What sanctions lists apply in Malaysia?
Malaysian reporting institutions are required to screen against
- BNM's Domestic List and
- the UNSCR list as a minimum.
Institutions with cross-border exposure, correspondent banking relationships, or counterparty risk linked to Myanmar, Vietnam, or other higher-risk jurisdictions should additionally screen against OFAC's SDN list, the EU Consolidated Sanctions List, and HM Treasury's UK financial sanctions register.
Is Malaysia on the FATF grey list?
No. Malaysia is not on the FATF grey list or blacklist.
The 2025 FATF/APG mutual evaluation found Malaysia compliant or largely compliant on all 40 Recommendations, with a three-year roadmap of Key Recommended Actions issued.
However, Malaysia's regional environment – including Myanmar on the FATF blacklist and Vietnam and Laos on the grey list – means that institutions operating across the region face significant indirect sanctions exposure regardless of Malaysia's own status.
How do cross-border sanctions risks affect Malaysian financial institutions?
Cross-border risk enters through correspondent banking relationships, payment chains, and trade finance flows. A Malaysian institution may screen its own customers correctly and still process a payment that passes through a designated entity two steps up the chain. Managing this exposure requires list coverage that extends beyond the domestic minimum, and screening logic calibrated to the counterparty risk of the specific corridors the institution operates in.
What does Bank Negara Malaysia require for sanctions screening?
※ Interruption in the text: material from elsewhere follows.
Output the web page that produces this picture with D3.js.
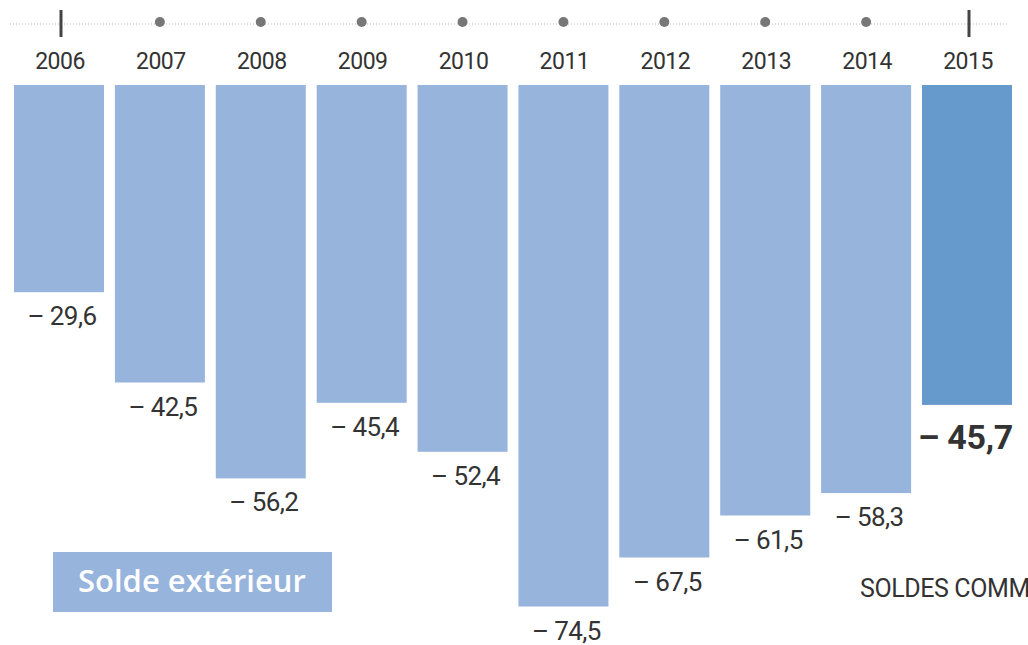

BNM requires all reporting institutions to conduct sanctions screening as part of customer due diligence (CDD) at onboarding and as part of ongoing due diligence throughout the customer relationship. The 2025 e-money policy document makes this explicit for e-money issuers: every new customer must be screened, and existing customers must be re-screened regularly, against both the Domestic List and UNSCR list. The 2024 AMLATFPUAA amendment extended obligations to cover proliferation financing and targeted financial sanctions, with direct legal liability for failure to freeze or report designated entities.